I agree with screwtape's entire rant except this part, minor inaccuracy:
Lugers have barrels that can be removed by unscrewing them from that toggle action. Joe Dlask and others make nice 108mm replacement barrels for a couple of hundred dollars, but the pistol is no longer "all original". I suspect it's more accurate. Screwtape, you may be thinking of the Mauser C96 (such as the Red 9) which has a permanently attached barrel, but can still be (carefully) gunsmithed into 106mm+ barrel length.
You're all right, 12(6) is totally stupid, and evil.
No, I was thinking more of the fact that, if you have a WW1 trophy 'capture' Luger, complete with original belt, holster and letter from the CEF soldier who 'collected' it, the only way to allow it to continue to be bought, sold or traded in Canada as the irreplaceably valuable collector piece it is is if you first completely destroy its "untouched original straight-from-the-battlefied" value...
Other self-loaders like the Colt .45 or the later Browning HP have a 'drop-in' barrel that is completely covered by the outer slide. If you have to, you can swap barrels without obviously affecting the outer appearance of the gun. The barrel on the Luger is like the barrel on a revolver - fully exposed and a solidly attached part of the whole pistol. Any change to it can be spotted by a collector from about 10m away - unless you employ the services of a really really good 'restoration' expert (aka 'forger') to exactly match both the finish type and colour
and the patina of wear on the original barrel.
Same thing, for that matter, with the early 'bird's beak handled' Webleys.
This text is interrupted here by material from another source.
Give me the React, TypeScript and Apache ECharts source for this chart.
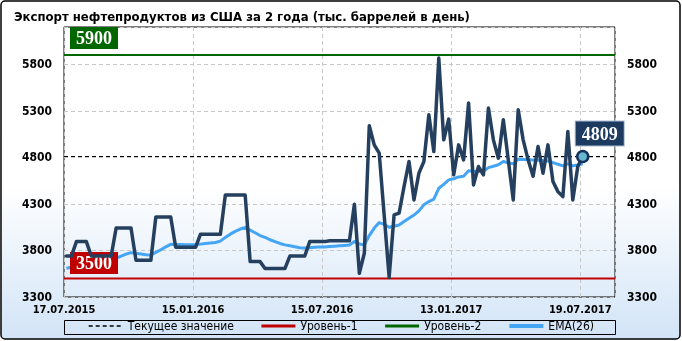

I had a pair once that were given by the town council of Peterborough ON to a guy before he went away to serve as an officer in the Boer War. He later also carried them as a colonel in WW1, until he died of pneumonia around 1917. Beautiful big revolvers, about the size of construction bricks and weighing almost as much - with 3 1/2" barrels. Came complete with the original presentation letter from the city, his photograph, book about the Boer War with his photo in it, verifying affidavit from his son, complete line of old registration papers back to the first pistol registration legislation of 1934, etc.
I bought the pair in the 1980s long before the 12(6) nonsense, when they were simply restricted (as they had been for a few decades). Cost me a couple thousand and cheap at the time. I sold them again (fortunately for
my investment) just a couple years before the "prohibited" nonsense - at a nice profit. A few years after that, the new owner probably tore his hair out as he watched
his investment go down the drain.
Oh sure, he could have re-barrelled them back to restricted status again - could probably even find a couple old Webley Mk VI 6" barrels and unscrew the original ones and screw these longer still-WW1 era ones on in their place. But they would no longer be the same guns that were carried through two different wars by that Canadian officer. (One had holster wear on the outer finish, a slight chip on one grip and the bore showed signs of use; the other was practically factory-fresh. The officer had clearly carried the one in his holster on service, and left the other in his gear as a "spare" that he never had to use.)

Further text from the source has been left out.